Aims. Violent relaxation is often regarded as the mechanism that leads stellar systems to collisionless meta equilibrium via rapid changes in the collective potential. Methods. We investigate the role of chaotic instabilities on single particle orbits in leading to nearly invariant phase-space distributions, aiming at disentangling their role from that of the chaos induced by collective oscillations in the self-consistent potential. Results. We explore, as a function of the system's size (i.e. number of particles N), the chaoticity in terms of the largest Lyapunov exponent of test trajectories in a simplified model of gravitational cold collapse, mimicking an N-body calculation via a time-dependent smooth potential and a noise-friction process accounting for the discreteness effects.
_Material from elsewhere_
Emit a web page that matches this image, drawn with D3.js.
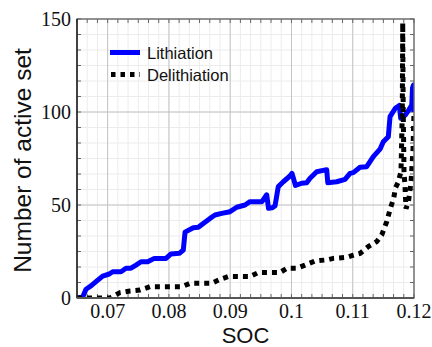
<!DOCTYPE html>
<html>
<head>
<meta charset="utf-8">
<script src="https://cdn.jsdelivr.net/npm/d3@7"></script>
<style>
  html, body { margin: 0; padding: 0; background: #fff; }
  svg { display: block; }
</style>
</head>
<body>
<svg id="chart" width="432" height="347"></svg>
<script>
// Lithiation: number of active set vs state of charge
const socLith = [0.0650, 0.06593, 0.06647, 0.06728, 0.0681, 0.06919, 0.07027, 0.07083, 0.07218, 0.0730,
  0.07381, 0.07463, 0.07545, 0.07654, 0.07762, 0.07953, 0.08034, 0.0817, 0.08235, 0.08263,
  0.08398, 0.0848, 0.08561, 0.08671, 0.08752, 0.08862, 0.08997, 0.09106, 0.09242, 0.09324,
  0.09519, 0.09596, 0.09626, 0.09683, 0.09732, 0.09785, 0.09867, 0.09976, 0.10009, 0.10066,
  0.10167, 0.10249, 0.10303, 0.10412, 0.10575, 0.10593, 0.10739, 0.10874, 0.10956, 0.1101,
  0.11119, 0.11228, 0.11336, 0.11445, 0.11499, 0.11581, 0.11609, 0.11695, 0.1176, 0.11783,
  0.11858, 0.11914, 0.11964, 0.11976, 0.11992, 0.1200];
const nLith = [0, 0.5, 4.7, 6.5, 8.8, 11.8, 12.9, 14.1, 14.1, 16,
  16, 17.7, 19.5, 19.5, 21.3, 21.3, 23.7, 24, 25.8, 35.4,
  37.8, 38, 40.1, 42.8, 44.6, 45.5, 46.4, 48.8, 50, 51.8,
  51.8, 55.5, 48.2, 48.5, 49.5, 59.9, 62.5, 65.6, 67, 60.5,
  61.7, 62, 64.4, 67.9, 69, 62, 62.5, 63.8, 67, 67.4,
  70.3, 70.6, 76, 80, 84, 86.7, 97.5, 102, 103.5, 96.6,
  98.4, 101, 103.8, 113, 114.5, 100];

// Delithiation
const socDelith = [0.0650, 0.07039, 0.0712, 0.07202, 0.07365, 0.07528, 0.07659, 0.07691, 0.08214, 0.08344,
  0.08698, 0.08834, 0.08969, 0.09324, 0.09459, 0.09813, 0.09927, 0.10091, 0.10221, 0.10384,
  0.1058, 0.10683, 0.10907, 0.1101, 0.11119, 0.11254, 0.11391, 0.11473, 0.11555, 0.11614,
  0.11669, 0.11695, 0.11739, 0.11788, 0.11809, 0.11816, 0.11824, 0.11837, 0.11853, 0.1187,
  0.1191, 0.11951, 0.11984, 0.1200];
const nDelith = [0, 0, 1.5, 2.9, 3.8, 4.3, 5.7, 6.1, 6.1, 7.9,
  7.9, 10, 11.5, 11.5, 13.7, 13.7, 16, 16, 17.7, 19.9,
  20.5, 21.3, 21.9, 23, 24, 27.6, 30.3, 33.9, 41, 48.2,
  53.6, 59, 62, 68, 100, 148, 100, 68, 60, 48,
  52, 62, 80, 100];

const xTickValues = [0.07, 0.08, 0.09, 0.10, 0.11, 0.12];
const xTickLabels = ["0.07", "0.08", "0.09", "0.1", "0.11", "0.12"];
const yTickValues = [0, 50, 100, 150];
const seriesNames = ["Lithiation", "Delithiation"];

const svg = d3.select("#chart");
const m = { left: 77, right: 414, top: 19, bottom: 298 };

const x = d3.scaleLinear().domain([0.065, 0.12]).range([m.left, m.right]);
const y = d3.scaleLinear().domain([0, 150]).range([m.bottom, m.top]);

// minor positions: five minor ticks between majors
const xMinor = d3.range(0, 34).map(i => 0.065 + i * (0.01 / 6)).filter(v => v <= 0.12 + 1e-9);
const yMinor = d3.range(0, 19).map(i => i * (50 / 6));

const grid = svg.append("g");
grid.selectAll(".xm").data(xMinor).join("line")
  .attr("x1", d => x(d)).attr("x2", d => x(d))
  .attr("y1", m.top).attr("y2", m.bottom)
  .attr("stroke", "#ececec").attr("stroke-width", 1);
grid.selectAll(".ym").data(yMinor).join("line")
  .attr("x1", m.left).attr("x2", m.right)
  .attr("y1", d => y(d)).attr("y2", d => y(d))
  .attr("stroke", "#ececec").attr("stroke-width", 1);
grid.selectAll(".xM").data(xTickValues).join("line")
  .attr("x1", d => x(d)).attr("x2", d => x(d))
  .attr("y1", m.top).attr("y2", m.bottom)
  .attr("stroke", "#c4c4c4").attr("stroke-width", 1);
grid.selectAll(".yM").data(yTickValues).join("line")
  .attr("x1", m.left).attr("x2", m.right)
  .attr("y1", d => y(d)).attr("y2", d => y(d))
  .attr("stroke", "#c4c4c4").attr("stroke-width", 1);

// inward tick marks on all four sides
const ticks = svg.append("g").attr("stroke", "#666").attr("stroke-width", 1);
xMinor.forEach(v => {
  ticks.append("line").attr("x1", x(v)).attr("x2", x(v)).attr("y1", m.bottom).attr("y2", m.bottom - 4);
  ticks.append("line").attr("x1", x(v)).attr("x2", x(v)).attr("y1", m.top).attr("y2", m.top + 4);
});
yMinor.forEach(v => {
  ticks.append("line").attr("y1", y(v)).attr("y2", y(v)).attr("x1", m.left).attr("x2", m.left + 4);
  ticks.append("line").attr("y1", y(v)).attr("y2", y(v)).attr("x1", m.right).attr("x2", m.right - 4);
});

// data lines, clipped to the plot area
svg.append("clipPath").attr("id", "plotclip").append("rect")
  .attr("x", m.left).attr("y", m.top - 3)
  .attr("width", m.right - m.left).attr("height", m.bottom - m.top + 3);

const line = d3.line().x(d => x(d[0])).y(d => y(d[1]));
const lithPts = socLith.map((s, i) => [s, nLith[i]]);
const delithPts = socDelith.map((s, i) => [s, nDelith[i]]);

const plot = svg.append("g").attr("clip-path", "url(#plotclip)");
plot.append("path").datum(lithPts).attr("d", line)
  .attr("fill", "none").attr("stroke", "#0000ff").attr("stroke-width", 5)
  .attr("stroke-linejoin", "round");
plot.append("path").datum(delithPts).attr("d", line)
  .attr("fill", "none").attr("stroke", "#000").attr("stroke-width", 5)
  .attr("stroke-dasharray", "5,5");

// frame
svg.append("rect").attr("x", m.left).attr("y", m.top)
  .attr("width", m.right - m.left).attr("height", m.bottom - m.top)
  .attr("fill", "none").attr("stroke", "#6a6a6a").attr("stroke-width", 1.3);
svg.append("line").attr("x1", m.left).attr("x2", m.left).attr("y1", m.top).attr("y2", m.bottom)
  .attr("stroke", "#111").attr("stroke-width", 1.3);
svg.append("line").attr("x1", m.left).attr("x2", m.right).attr("y1", m.bottom).attr("y2", m.bottom)
  .attr("stroke", "#555").attr("stroke-width", 2);

// tick labels
const serif = "Liberation Serif, Times New Roman, DejaVu Serif, serif";
svg.append("g").selectAll("text").data(xTickValues).join("text")
  .attr("x", d => x(d)).attr("y", 318)
  .attr("text-anchor", "middle")
  .style("font-family", serif).style("font-size", "20px").attr("fill", "#111")
  .text((d, i) => xTickLabels[i]);
svg.append("g").selectAll("text").data(yTickValues).join("text")
  .attr("x", 71).attr("y", d => y(d) + 6.5)
  .attr("text-anchor", "end")
  .style("font-family", serif).style("font-size", "20px").attr("fill", "#111")
  .text(d => d);

// axis titles
const sans = "Liberation Sans, Arial, sans-serif";
svg.append("text").attr("x", x(0.0925)).attr("y", 343)
  .attr("text-anchor", "middle").style("font-family", sans).style("font-size", "22px").attr("fill", "#111")
  .text("SOC");
svg.append("text").attr("transform", `translate(31,${(m.top + m.bottom) / 2 + 2}) rotate(-90)`)
  .attr("text-anchor", "middle").style("font-family", sans).style("font-size", "24.5px").attr("fill", "#111")
  .text("Number of active set");

// legend
const lg = svg.append("g");
lg.append("line").attr("x1", 110).attr("x2", 140).attr("y1", 52.5).attr("y2", 52.5)
  .attr("stroke", "#0000ff").attr("stroke-width", 5);
lg.append("line").attr("x1", 111).attr("x2", 140).attr("y1", 74.5).attr("y2", 74.5)
  .attr("stroke", "#000").attr("stroke-width", 5).attr("stroke-dasharray", "4.5,5");
lg.selectAll("text").data(seriesNames).join("text")
  .attr("x", 147).attr("y", (d, i) => 58.5 + i * 22)
  .style("font-family", sans).style("font-size", "16.5px").attr("fill", "#111")
  .text(d => d);
</script>
</body>
</html>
A new numerical method to evaluate effective Lyapunov exponents for stochastic models is presented and tested. Conclusions. We find that the evolution of the phase-space of independent trajectories reproduces rather well what is observed in self-consistent N-body simulations of dissipationless collapses. The chaoticity of test orbits rapidly decreases with N for particles that remain weakly bounded in the model potential, while it decreases with different power laws for more bound orbits, consistently with what was observed in previous self-consistent N-body simulations. The largest Lyapunov exponents of ensembles of orbits starting from initial conditions uniformly sampling the accessible phase-space are somewhat constant for N ≲ 109, while decreases towards the continuum limit with a power-law trend. Moreover, our numerical results appear to confirm the trend of a specific formulation of dynamical entropy and its relation with Lyapunov timescales.